New materials also show promise. Graphene-infused coolants have demonstrated thermal conductivity enhancements of 10–20% over standard fluids, while diamond-reinforced coatings on cylinder walls can reduce heat transfer into the block, keeping more energy in the exhaust for turbocharging. Phase-change materials (PCMs) integrated into the engine block—such as salt hydrates embedded in aluminum foam—could absorb transient heat spikes during hard acceleration, smoothing thermal loads and reducing the peak capacity required from the radiator.

Finally, the electrification trend is influencing Otto cycle engines even in hybrid and range-extender applications. A high-performance Otto cycle engine in a plug-in hybrid may be used only intermittently, making quick thermal management crucial.
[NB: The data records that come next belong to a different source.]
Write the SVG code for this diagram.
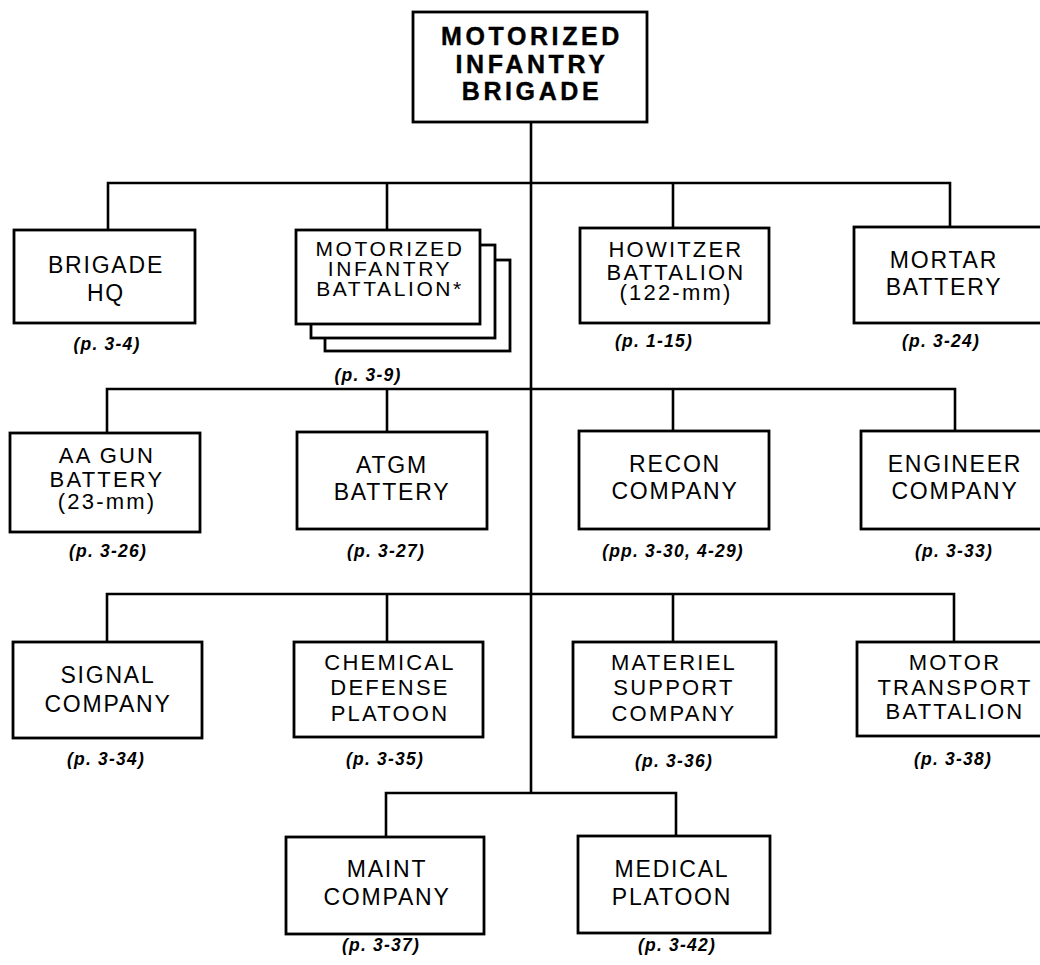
<svg xmlns="http://www.w3.org/2000/svg" width="1040" height="965" viewBox="0 0 1040 965">
<style>
.box{fill:#fff;stroke:#000;stroke-width:2.8}
.ln{fill:none;stroke:#000;stroke-width:2.6}
.t{font-family:"Liberation Sans",Arial,sans-serif;font-size:23px;letter-spacing:1.8px;text-anchor:middle;fill:#000}
.t3{font-family:"Liberation Sans",Arial,sans-serif;font-size:22px;letter-spacing:2.2px;text-anchor:middle;fill:#000}
.tb{font-family:"Liberation Sans",Arial,sans-serif;font-size:21px;letter-spacing:2.6px;text-anchor:middle;fill:#000}
.tt{font-family:"Liberation Sans",Arial,sans-serif;font-size:25px;font-weight:bold;letter-spacing:3.6px;text-anchor:middle;fill:#000;stroke:#000;stroke-width:0.4}
.r{font-family:"Liberation Sans",Arial,sans-serif;font-size:17.5px;font-style:italic;font-weight:bold;letter-spacing:1.2px;text-anchor:middle;fill:#000}
</style>
<rect width="1040" height="965" fill="#fff"/>
<g id="connectors">
<path class="ln" d="M531 122V793"/>
<path class="ln" d="M108 230V183H950V227M387 183V230M673 183V228"/>
<path class="ln" d="M107 433V389H955V431M387 389V432M673 389V431"/>
<path class="ln" d="M107 642V594H954V642M387 594V642M673 594V642"/>
<path class="ln" d="M386 837V793H676V836"/>
</g>
<g id="brigade">
<rect class="box" x="413" y="12" width="234" height="110"/>
<text class="tt" x="532" y="45">MOTORIZED</text>
<text class="tt" x="532" y="73">INFANTRY</text>
<text class="tt" x="532" y="100">BRIGADE</text>
</g>
<g id="brigade-hq">
<rect class="box" x="14" y="230" width="181" height="93"/>
<text class="t" x="106" y="273">BRIGADE</text>
<text class="t" x="106" y="301">HQ</text>
<text class="r" x="107" y="350">(p. 3-4)</text>
</g>
<g id="motorized-infantry-battalion">
<rect class="box" x="325" y="260" width="185" height="91"/>
<rect class="box" x="311" y="245" width="184" height="93"/>
<rect class="box" x="296" y="230" width="184" height="94"/>
<text class="tb" x="390" y="256">MOTORIZED</text>
<text class="tb" x="390" y="276">INFANTRY</text>
<text class="tb" x="390" y="296">BATTALION*</text>
<text class="r" x="368" y="381">(p. 3-9)</text>
</g>
<g id="howitzer-battalion">
<rect class="box" x="580" y="228" width="189" height="95"/>
<text class="t3" x="676" y="257">HOWITZER</text>
<text class="t3" x="676" y="280">BATTALION</text>
<text class="t3" x="676" y="300">(122-mm)</text>
<text class="r" x="654" y="347">(p. 1-15)</text>
</g>
<g id="mortar-battery">
<rect class="box" x="854" y="227" width="192" height="96"/>
<text class="t" x="944" y="268">MORTAR</text>
<text class="t" x="944" y="295">BATTERY</text>
<text class="r" x="941" y="347">(p. 3-24)</text>
</g>
<g id="aa-gun-battery">
<rect class="box" x="10" y="433" width="190" height="99"/>
<text class="t3" x="107" y="463">AA GUN</text>
<text class="t3" x="107" y="487">BATTERY</text>
<text class="t3" x="107" y="509">(23-mm)</text>
<text class="r" x="108" y="557">(p. 3-26)</text>
</g>
<g id="atgm-battery">
<rect class="box" x="297" y="432" width="190" height="97"/>
<text class="t" x="392" y="473">ATGM</text>
<text class="t" x="392" y="500">BATTERY</text>
<text class="r" x="386" y="557">(p. 3-27)</text>
</g>
<g id="recon-company">
<rect class="box" x="579" y="431" width="190" height="98"/>
<text class="t" x="675" y="472">RECON</text>
<text class="t" x="675" y="499">COMPANY</text>
<text class="r" x="673" y="557">(pp. 3-30, 4-29)</text>
</g>
<g id="engineer-company">
<rect class="box" x="861" y="431" width="188" height="98"/>
<text class="t" x="955" y="472">ENGINEER</text>
<text class="t" x="955" y="499">COMPANY</text>
<text class="r" x="954" y="557">(p. 3-33)</text>
</g>
<g id="signal-company">
<rect class="box" x="13" y="642" width="189" height="96"/>
<text class="t" x="108" y="683">SIGNAL</text>
<text class="t" x="108" y="712">COMPANY</text>
<text class="r" x="106" y="765">(p. 3-34)</text>
</g>
<g id="chemical-defense-platoon">
<rect class="box" x="294" y="642" width="189" height="95"/>
<text class="t3" x="390" y="670">CHEMICAL</text>
<text class="t3" x="390" y="695">DEFENSE</text>
<text class="t3" x="390" y="721">PLATOON</text>
<text class="r" x="385" y="765">(p. 3-35)</text>
</g>
<g id="materiel-support-company">
<rect class="box" x="573" y="642" width="203" height="95"/>
<text class="t3" x="674" y="670">MATERIEL</text>
<text class="t3" x="674" y="695">SUPPORT</text>
<text class="t3" x="674" y="721">COMPANY</text>
<text class="r" x="674" y="767">(p. 3-36)</text>
</g>
<g id="motor-transport-battalion">
<rect class="box" x="857" y="642" width="194" height="94"/>
<text class="t3" x="955" y="670">MOTOR</text>
<text class="t3" x="955" y="695">TRANSPORT</text>
<text class="t3" x="955" y="719">BATTALION</text>
<text class="r" x="953" y="765">(p. 3-38)</text>
</g>
<g id="maint-company">
<rect class="box" x="286" y="837" width="198" height="97"/>
<text class="t" x="387" y="877">MAINT</text>
<text class="t" x="387" y="905">COMPANY</text>
<text class="r" x="381" y="951">(p. 3-37)</text>
</g>
<g id="medical-platoon">
<rect class="box" x="578" y="836" width="192" height="97"/>
<text class="t" x="672" y="877">MEDICAL</text>
<text class="t" x="672" y="905">PLATOON</text>
<text class="r" x="677" y="951">(p. 3-42)</text>
</g>
</svg>
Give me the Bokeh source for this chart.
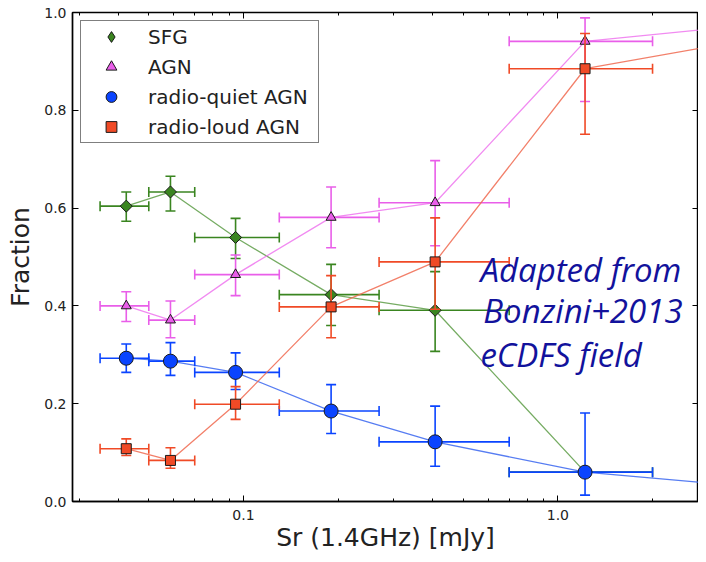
import numpy as np
from bokeh.plotting import figure
from bokeh.models import (LogAxis, LinearAxis, FixedTicker, CustomJSTickFormatter,
                          Range1d, Label)
from bokeh.embed import file_html
from bokeh.resources import INLINE

# ---------------- data ----------------
x_center = [0.0424, 0.0586, 0.0944, 0.19, 0.407, 1.22]
x_low = [0.035, 0.05, 0.07, 0.13, 0.27, 0.70]
x_high = [0.05, 0.07, 0.13, 0.27, 0.70, 2.0]
x_beyond = 4.5  # next bin, outside the plotted range

sfg = [0.604, 0.633, 0.540, 0.423, 0.391, 0.060]
sfg_lo = [0.573, 0.594, 0.497, 0.360, 0.307, 0.060]
sfg_hi = [0.633, 0.665, 0.579, 0.485, 0.470, 0.060]
sfg_beyond = 0.02

agn = [0.400, 0.371, 0.464, 0.581, 0.611, 0.941]
agn_lo = [0.368, 0.335, 0.421, 0.519, 0.523, 0.818]
agn_hi = [0.429, 0.410, 0.504, 0.643, 0.697, 0.989]
agn_beyond = 0.977

rq = [0.293, 0.287, 0.264, 0.185, 0.122, 0.060]
rq_lo = [0.264, 0.258, 0.229, 0.139, 0.072, 0.013]
rq_hi = [0.322, 0.325, 0.304, 0.239, 0.195, 0.181]
rq_beyond = 0.028

rl = [0.108, 0.084, 0.199, 0.398, 0.490, 0.885]
rl_lo = [0.094, 0.068, 0.168, 0.335, 0.393, 0.751]
rl_hi = [0.128, 0.110, 0.235, 0.462, 0.580, 0.957]
rl_beyond = 0.950

x_major = [0.1, 1.0]
x_minor = [0.03, 0.04, 0.05, 0.06, 0.07, 0.08, 0.09,
           0.2, 0.3, 0.4, 0.5, 0.6, 0.7, 0.8, 0.9, 2.0, 3.0]
y_major = [0.0, 0.2, 0.4, 0.6, 0.8, 1.0]

note_lines = ["Adapted from", "Bonzini+2013", "eCDFS field"]
note_x = [0.567, 0.579, 0.567]
note_y = [0.474, 0.391, 0.300]

series = [
    dict(name="SFG", y=sfg, lo=sfg_lo, hi=sfg_hi, beyond=sfg_beyond, draw_beyond=False,
         color="#3a8520", line="#5e9e48", marker="square", angle=np.pi / 4, size=8.5,
         legend_marker="diamond", legend_size=15),
    dict(name="AGN", y=agn, lo=agn_lo, hi=agn_hi, beyond=agn_beyond, draw_beyond=True,
         color="#e95ee9", line="#ee77ee", marker="triangle", angle=0, size=10,
         legend_marker="triangle", legend_size=10),
    dict(name="radio-quiet AGN", y=rq, lo=rq_lo, hi=rq_hi, beyond=rq_beyond, draw_beyond=True,
         color="#0a44ff", line="#3a66f0", marker="circle", angle=0, size=14,
         legend_marker="circle", legend_size=14),
    dict(name="radio-loud AGN", y=rl, lo=rl_lo, hi=rl_hi, beyond=rl_beyond, draw_beyond=True,
         color="#f04a26", line="#f06a50", marker="square", angle=0, size=10,
         legend_marker="square", legend_size=10),
]

# ---------------- figure ----------------
FRAME_H = 491
p = figure(width=698, height=554, x_axis_type="log",
           x_range=Range1d(0.0286, 2.8), y_range=Range1d(0, 1),
           output_backend="svg", toolbar_location=None,
           min_border_left=72, min_border_right=0,
           min_border_top=12, min_border_bottom=51)
p.xgrid.visible = False
p.ygrid.visible = False
p.outline_line_color = "black"
p.outline_line_width = 1.4
p.background_fill_color = "white"
p.border_fill_color = "white"

fmt = CustomJSTickFormatter(code="return tick.toFixed(1);")

xa = p.xaxis[0]
xa.ticker = FixedTicker(ticks=x_major, minor_ticks=x_minor)
xa.formatter = fmt
ya = p.yaxis[0]
ya.ticker = FixedTicker(ticks=y_major)
ya.formatter = fmt

for ax in (xa, ya):
    ax.major_tick_in = 6
    ax.major_tick_out = 0
    ax.minor_tick_in = 3
    ax.minor_tick_out = 0
    ax.axis_line_color = "black"
    ax.axis_line_width = 1.4
    ax.major_label_text_font = "DejaVu Sans"
    ax.major_label_text_font_size = "14px"
    ax.major_label_text_color = "#222222"
    ax.axis_label_text_font = "DejaVu Sans"
    ax.axis_label_text_font_size = "25px"
    ax.axis_label_text_font_style = "normal"
    ax.axis_label_text_color = "#222222"
ya.minor_tick_in = 0
xa.major_label_standoff = 8
ya.major_label_standoff = 6
xa.axis_label = "Sr (1.4GHz) [mJy]"
ya.axis_label = "Fraction"
xa.axis_label_standoff = 0
ya.axis_label_standoff = 6

top = LogAxis(ticker=FixedTicker(ticks=x_major, minor_ticks=x_minor))
right = LinearAxis(ticker=FixedTicker(ticks=y_major))
for ax in (top, right):
    ax.major_tick_in = 6
    ax.major_tick_out = 0
    ax.minor_tick_in = 3
    ax.minor_tick_out = 0
    ax.major_label_text_font_size = "1px"
    ax.major_label_text_alpha = 0
    ax.major_label_standoff = 0
    ax.axis_line_color = None
right.minor_tick_in = 0
p.add_layout(top, "above")
p.add_layout(right, "right")

# ---------------- series ----------------
xl = np.array(x_low)
xh = np.array(x_high)
xc = np.array(x_center)
for s in series:
    c = s["color"]
    lx = list(x_center)
    ly = list(s["y"])
    if s["draw_beyond"]:
        lx.append(x_beyond)
        ly.append(s["beyond"])
    p.line(lx, ly, line_color=s["line"], line_width=1.3, line_alpha=0.85)
    y = np.array(s["y"])
    lo = np.array(s["lo"])
    hi = np.array(s["hi"])
    p.segment(x0=xc, y0=lo, x1=xc, y1=hi, line_color=c, line_width=1.6)
    p.segment(x0=xl, y0=y, x1=xh, y1=y, line_color=c, line_width=1.6)
    p.scatter(np.concatenate([xc, xc]), np.concatenate([lo, hi]), marker="dash",
              size=10, line_color=c, line_width=1.6)
    p.scatter(np.concatenate([xl, xh]), np.concatenate([y, y]), marker="dash",
              angle=np.pi / 2, size=10, line_color=c, line_width=1.6)
    p.scatter(xc, y, marker=s["marker"], angle=s["angle"], size=s["size"],
              fill_color=c, line_color="#1a1a1a", line_width=1.0)
    # legend proxy: the next (off-range) bin, clipped away by the frame
    p.scatter(x=[x_beyond], y=[s["beyond"]], marker=s["legend_marker"], size=s["legend_size"],
              fill_color=c, line_color="#1a1a1a", line_width=1.0,
              legend_label=s["name"])

lg = p.legend[0]
lg.margin = 0
lg.padding = 2
lg.spacing = 3
lg.glyph_width = 56
lg.glyph_height = 27
lg.label_height = 27
lg.label_standoff = 9
lg.label_width = 168
LEG_H = 2 * 2 + 4 * 27 + 3 * 3
lg.location = (8, FRAME_H - 12 - LEG_H)
lg.label_text_font = "DejaVu Sans"
lg.label_text_font_size = "20px"
lg.label_text_color = "#222222"
lg.border_line_color = "black"
lg.border_line_width = 1.2
lg.background_fill_alpha = 1.0

for t, x, y in zip(note_lines, note_x, note_y):
    p.add_layout(Label(x=x, y=y, text=t, text_font="Open Sans", text_font_style="italic",
                       text_font_size="33px", text_color="#12129c",
                       text_baseline="alphabetic"))

open("out.html", "w").write(file_html(p, INLINE))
Some prototypes use electrically heated coolant to bring the engine rapidly to its optimum temperature before it starts, improving emissions and drivability.

Conclusion

Cooling is no longer an afterthought in high-performance engine design. It is a key differentiator that enables the power, efficiency, and reliability demanded by modern motorsport, performance road cars, and even heavy-duty applications. From jet impingement and microchannel passages to smart predictive control and two-phase heat transfer, the innovations described here represent the leading edge of thermal management. As materials and manufacturing methods continue to improve, the next generation of Otto cycle engines will likely operate at even higher peak efficiencies while maintaining the durability that drivers and teams rely on.

Whether building a dedicated race engine or upgrading a street machine, understanding these cooling technologies allows engineers to unlock the full potential of every combustion event.